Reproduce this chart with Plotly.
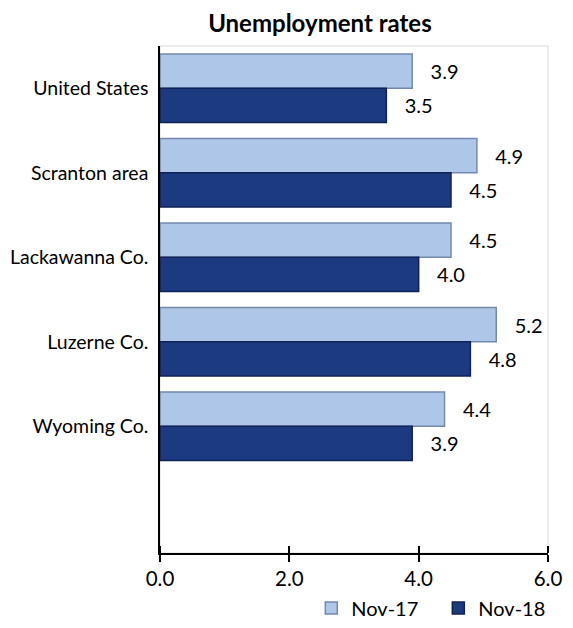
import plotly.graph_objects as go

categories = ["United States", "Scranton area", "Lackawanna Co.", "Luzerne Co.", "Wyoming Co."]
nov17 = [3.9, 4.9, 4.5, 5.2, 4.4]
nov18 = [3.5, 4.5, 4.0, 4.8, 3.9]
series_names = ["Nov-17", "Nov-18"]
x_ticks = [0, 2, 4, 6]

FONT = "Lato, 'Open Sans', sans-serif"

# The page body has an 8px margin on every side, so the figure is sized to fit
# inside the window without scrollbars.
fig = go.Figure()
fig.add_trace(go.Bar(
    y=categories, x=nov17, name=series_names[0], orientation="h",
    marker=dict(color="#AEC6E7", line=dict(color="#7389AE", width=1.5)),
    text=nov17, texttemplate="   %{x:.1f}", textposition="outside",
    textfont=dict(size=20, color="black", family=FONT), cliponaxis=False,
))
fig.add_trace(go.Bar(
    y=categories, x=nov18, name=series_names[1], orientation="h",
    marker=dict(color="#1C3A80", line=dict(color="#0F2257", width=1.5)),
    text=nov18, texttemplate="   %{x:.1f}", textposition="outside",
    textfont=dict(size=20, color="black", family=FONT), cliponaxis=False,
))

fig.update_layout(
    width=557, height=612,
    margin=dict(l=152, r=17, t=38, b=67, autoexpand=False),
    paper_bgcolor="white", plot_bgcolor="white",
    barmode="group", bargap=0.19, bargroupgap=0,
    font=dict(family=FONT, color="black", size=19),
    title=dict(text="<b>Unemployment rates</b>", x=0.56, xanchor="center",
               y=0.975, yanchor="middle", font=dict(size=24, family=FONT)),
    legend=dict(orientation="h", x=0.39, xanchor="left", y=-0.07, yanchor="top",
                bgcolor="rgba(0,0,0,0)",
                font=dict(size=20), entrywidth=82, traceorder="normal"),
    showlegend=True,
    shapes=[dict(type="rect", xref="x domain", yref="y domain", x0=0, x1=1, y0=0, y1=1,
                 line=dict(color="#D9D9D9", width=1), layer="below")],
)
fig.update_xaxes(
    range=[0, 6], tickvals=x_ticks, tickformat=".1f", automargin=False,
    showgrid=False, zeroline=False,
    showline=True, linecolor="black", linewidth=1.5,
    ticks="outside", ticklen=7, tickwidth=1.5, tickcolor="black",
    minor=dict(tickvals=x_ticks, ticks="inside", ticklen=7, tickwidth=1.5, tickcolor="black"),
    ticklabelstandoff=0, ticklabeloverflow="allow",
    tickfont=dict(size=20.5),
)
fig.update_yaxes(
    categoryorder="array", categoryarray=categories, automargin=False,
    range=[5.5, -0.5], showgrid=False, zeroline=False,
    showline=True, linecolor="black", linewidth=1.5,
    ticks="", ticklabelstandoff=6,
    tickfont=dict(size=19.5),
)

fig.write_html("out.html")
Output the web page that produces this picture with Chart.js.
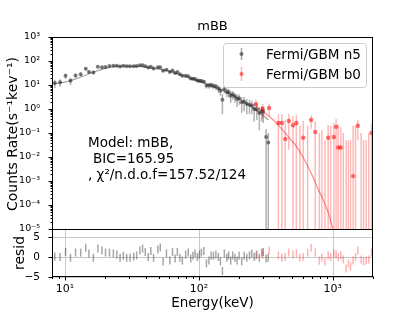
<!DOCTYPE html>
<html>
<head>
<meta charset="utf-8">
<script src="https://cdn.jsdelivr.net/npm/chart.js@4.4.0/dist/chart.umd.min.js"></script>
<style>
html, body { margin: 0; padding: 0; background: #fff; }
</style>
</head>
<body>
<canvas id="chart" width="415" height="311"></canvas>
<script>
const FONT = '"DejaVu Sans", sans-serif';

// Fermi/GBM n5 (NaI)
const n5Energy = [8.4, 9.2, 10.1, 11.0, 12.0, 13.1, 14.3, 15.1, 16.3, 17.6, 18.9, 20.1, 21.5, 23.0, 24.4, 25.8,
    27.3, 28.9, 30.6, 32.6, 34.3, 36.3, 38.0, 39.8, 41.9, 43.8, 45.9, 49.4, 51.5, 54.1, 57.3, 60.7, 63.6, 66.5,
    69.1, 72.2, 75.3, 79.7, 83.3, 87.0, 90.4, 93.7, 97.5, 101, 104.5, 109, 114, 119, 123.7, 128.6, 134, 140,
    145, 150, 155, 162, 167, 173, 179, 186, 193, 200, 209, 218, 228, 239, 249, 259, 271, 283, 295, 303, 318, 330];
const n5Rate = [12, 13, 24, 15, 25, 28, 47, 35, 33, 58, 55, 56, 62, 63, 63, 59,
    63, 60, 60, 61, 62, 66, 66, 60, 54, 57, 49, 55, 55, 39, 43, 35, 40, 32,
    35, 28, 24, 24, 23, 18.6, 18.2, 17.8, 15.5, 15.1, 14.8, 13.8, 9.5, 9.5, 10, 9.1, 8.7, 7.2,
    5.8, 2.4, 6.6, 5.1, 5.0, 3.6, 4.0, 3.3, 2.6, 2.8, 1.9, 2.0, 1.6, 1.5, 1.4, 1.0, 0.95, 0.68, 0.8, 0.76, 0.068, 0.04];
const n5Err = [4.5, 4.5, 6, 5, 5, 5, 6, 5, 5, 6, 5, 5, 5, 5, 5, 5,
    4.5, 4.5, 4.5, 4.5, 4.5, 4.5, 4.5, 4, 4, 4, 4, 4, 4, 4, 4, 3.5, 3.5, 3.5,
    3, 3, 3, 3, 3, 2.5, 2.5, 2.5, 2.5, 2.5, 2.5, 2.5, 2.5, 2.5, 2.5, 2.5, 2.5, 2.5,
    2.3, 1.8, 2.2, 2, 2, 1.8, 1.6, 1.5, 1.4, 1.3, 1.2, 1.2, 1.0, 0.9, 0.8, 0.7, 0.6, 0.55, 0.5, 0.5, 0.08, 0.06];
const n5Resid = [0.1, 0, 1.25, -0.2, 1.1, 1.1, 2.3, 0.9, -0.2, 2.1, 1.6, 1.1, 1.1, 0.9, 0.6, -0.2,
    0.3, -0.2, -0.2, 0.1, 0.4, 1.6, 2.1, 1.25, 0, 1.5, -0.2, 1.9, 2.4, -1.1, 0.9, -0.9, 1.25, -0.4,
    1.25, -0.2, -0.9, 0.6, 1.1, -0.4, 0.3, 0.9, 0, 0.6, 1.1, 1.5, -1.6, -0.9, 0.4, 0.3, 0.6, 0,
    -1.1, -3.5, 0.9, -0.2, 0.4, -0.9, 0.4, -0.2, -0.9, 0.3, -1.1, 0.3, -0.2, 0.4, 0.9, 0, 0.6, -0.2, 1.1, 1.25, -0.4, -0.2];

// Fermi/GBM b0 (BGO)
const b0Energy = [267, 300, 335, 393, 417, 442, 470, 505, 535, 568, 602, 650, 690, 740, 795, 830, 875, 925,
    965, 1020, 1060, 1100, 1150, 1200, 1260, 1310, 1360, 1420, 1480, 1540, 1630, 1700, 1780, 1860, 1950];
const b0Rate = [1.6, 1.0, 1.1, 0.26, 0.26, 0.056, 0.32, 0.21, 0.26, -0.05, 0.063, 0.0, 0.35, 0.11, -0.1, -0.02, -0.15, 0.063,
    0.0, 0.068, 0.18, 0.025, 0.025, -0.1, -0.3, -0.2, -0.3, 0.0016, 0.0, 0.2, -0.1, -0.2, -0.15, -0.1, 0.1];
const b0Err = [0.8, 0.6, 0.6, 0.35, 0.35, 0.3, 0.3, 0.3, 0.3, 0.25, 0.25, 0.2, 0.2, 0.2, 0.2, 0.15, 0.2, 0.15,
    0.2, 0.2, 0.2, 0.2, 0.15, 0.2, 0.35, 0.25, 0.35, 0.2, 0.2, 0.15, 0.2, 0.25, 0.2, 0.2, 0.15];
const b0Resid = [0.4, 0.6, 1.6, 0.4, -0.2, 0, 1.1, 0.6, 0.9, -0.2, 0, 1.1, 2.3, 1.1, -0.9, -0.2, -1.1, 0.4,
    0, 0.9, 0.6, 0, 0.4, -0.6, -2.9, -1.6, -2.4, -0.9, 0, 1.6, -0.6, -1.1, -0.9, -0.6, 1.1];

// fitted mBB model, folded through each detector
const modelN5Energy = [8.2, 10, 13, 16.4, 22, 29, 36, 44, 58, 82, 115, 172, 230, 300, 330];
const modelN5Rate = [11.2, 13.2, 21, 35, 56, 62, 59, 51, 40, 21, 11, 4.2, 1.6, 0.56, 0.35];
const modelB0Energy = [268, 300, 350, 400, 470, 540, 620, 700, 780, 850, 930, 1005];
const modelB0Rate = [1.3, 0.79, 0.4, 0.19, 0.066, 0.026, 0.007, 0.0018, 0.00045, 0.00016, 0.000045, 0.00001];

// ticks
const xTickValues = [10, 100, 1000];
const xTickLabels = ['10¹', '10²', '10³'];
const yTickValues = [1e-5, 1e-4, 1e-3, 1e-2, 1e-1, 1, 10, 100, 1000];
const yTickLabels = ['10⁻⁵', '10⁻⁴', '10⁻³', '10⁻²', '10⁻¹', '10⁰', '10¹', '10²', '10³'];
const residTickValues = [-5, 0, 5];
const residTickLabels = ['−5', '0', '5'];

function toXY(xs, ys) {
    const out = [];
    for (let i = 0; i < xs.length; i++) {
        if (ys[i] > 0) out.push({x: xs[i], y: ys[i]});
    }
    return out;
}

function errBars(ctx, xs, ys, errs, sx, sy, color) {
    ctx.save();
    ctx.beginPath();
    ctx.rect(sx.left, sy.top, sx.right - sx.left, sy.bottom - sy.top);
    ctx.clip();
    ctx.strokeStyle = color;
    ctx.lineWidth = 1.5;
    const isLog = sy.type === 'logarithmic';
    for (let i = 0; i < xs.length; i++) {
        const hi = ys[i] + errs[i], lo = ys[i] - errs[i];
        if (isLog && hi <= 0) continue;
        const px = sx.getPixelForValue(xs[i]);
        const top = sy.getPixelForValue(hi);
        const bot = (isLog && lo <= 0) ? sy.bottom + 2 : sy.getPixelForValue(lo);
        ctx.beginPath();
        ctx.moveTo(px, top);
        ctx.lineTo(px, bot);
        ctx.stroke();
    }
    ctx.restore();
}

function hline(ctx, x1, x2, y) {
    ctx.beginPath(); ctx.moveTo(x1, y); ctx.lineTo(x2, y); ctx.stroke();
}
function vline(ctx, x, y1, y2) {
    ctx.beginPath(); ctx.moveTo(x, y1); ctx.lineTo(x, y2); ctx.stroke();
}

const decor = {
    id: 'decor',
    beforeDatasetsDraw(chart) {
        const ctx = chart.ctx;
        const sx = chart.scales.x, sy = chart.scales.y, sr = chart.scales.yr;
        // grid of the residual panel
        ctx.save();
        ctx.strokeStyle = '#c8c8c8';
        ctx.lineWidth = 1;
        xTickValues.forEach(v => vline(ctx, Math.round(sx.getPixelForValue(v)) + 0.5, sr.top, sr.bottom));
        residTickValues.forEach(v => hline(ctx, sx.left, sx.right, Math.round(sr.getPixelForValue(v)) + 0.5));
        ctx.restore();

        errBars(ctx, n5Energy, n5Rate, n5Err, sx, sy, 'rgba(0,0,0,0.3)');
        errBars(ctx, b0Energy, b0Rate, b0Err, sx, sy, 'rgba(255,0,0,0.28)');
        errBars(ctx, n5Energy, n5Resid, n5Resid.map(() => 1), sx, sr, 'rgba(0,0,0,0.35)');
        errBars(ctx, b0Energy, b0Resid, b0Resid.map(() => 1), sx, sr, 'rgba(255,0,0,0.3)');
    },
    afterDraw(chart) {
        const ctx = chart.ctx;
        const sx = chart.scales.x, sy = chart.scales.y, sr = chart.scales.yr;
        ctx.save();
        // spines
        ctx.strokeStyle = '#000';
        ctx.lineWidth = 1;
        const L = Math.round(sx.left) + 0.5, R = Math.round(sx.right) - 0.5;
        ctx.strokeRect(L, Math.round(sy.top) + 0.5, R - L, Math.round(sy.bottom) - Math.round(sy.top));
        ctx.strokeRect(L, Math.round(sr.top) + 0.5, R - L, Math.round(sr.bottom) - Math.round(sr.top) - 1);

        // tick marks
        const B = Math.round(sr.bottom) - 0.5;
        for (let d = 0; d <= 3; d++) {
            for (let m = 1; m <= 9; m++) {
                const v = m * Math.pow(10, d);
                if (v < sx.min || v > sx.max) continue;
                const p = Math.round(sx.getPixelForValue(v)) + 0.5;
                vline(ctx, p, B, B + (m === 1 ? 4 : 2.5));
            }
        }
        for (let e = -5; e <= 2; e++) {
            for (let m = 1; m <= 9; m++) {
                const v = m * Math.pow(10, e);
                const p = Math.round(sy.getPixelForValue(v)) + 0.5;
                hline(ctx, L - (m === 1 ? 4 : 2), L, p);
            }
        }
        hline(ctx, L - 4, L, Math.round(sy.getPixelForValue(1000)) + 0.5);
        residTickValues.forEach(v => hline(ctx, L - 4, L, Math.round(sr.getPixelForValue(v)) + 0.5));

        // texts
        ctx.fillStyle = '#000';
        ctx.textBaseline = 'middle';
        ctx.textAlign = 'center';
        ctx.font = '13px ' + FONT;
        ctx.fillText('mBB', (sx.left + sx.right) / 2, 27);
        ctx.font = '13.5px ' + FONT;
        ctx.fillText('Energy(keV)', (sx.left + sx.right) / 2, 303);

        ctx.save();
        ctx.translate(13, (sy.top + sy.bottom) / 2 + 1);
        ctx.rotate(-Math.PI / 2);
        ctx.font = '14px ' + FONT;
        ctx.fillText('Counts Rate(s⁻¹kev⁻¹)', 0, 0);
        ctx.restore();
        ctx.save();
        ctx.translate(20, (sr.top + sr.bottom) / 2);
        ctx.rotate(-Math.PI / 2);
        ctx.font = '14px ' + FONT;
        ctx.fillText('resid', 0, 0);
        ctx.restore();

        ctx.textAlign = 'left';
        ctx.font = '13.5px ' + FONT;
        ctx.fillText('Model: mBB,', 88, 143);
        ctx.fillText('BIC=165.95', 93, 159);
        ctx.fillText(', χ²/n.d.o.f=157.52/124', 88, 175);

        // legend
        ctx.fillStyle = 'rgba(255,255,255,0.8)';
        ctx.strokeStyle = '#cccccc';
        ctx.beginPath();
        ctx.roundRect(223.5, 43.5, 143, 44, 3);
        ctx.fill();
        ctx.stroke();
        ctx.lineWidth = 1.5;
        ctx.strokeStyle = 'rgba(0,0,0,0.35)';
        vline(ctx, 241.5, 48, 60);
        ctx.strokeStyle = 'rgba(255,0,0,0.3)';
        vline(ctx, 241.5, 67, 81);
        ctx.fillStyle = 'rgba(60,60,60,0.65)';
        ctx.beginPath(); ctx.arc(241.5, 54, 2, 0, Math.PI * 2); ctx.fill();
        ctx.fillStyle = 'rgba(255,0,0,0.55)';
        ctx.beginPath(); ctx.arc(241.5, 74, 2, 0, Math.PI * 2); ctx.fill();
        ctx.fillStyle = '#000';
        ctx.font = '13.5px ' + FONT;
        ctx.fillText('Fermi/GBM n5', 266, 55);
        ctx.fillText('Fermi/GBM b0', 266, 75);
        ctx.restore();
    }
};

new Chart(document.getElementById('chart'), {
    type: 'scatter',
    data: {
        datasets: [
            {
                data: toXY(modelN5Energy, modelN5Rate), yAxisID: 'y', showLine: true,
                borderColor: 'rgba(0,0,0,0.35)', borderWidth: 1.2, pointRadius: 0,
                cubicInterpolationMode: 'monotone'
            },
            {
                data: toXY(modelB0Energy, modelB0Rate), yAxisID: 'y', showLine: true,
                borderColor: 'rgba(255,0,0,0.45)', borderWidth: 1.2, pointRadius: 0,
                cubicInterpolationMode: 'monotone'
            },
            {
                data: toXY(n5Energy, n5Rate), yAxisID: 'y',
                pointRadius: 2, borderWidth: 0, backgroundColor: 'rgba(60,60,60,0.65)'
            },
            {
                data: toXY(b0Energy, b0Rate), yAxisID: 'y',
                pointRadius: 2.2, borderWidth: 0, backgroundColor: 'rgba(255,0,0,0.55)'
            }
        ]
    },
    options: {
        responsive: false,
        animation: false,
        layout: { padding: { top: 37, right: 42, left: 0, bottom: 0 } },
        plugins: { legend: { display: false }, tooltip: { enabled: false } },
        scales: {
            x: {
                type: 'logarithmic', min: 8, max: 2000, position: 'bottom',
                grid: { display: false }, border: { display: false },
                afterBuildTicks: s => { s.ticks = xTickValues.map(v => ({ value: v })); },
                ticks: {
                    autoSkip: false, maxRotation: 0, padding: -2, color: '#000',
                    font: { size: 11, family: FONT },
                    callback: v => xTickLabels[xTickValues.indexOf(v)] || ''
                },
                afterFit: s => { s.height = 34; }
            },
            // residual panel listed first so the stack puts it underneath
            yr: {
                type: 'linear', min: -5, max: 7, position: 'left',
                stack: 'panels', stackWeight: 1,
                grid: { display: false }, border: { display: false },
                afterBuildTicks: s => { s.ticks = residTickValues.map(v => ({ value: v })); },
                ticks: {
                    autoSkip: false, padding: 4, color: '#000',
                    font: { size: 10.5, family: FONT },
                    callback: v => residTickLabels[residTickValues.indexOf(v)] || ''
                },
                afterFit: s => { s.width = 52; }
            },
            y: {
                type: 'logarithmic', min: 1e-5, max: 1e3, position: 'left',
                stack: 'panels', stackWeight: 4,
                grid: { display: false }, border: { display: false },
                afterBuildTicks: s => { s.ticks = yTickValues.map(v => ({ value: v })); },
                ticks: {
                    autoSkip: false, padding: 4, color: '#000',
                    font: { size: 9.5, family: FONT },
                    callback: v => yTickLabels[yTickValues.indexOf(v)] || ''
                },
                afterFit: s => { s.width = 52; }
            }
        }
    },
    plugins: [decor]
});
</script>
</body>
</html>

● ● ● ● ● ● ●

[WORK TO COMPLETE]: From the entries above, copy every line containing the word "page".

[IN RESPONSE]:
# The page body has an 8px margin on every side, so the figure is sized to fit
Output the web page that produces this picture with Chart.js.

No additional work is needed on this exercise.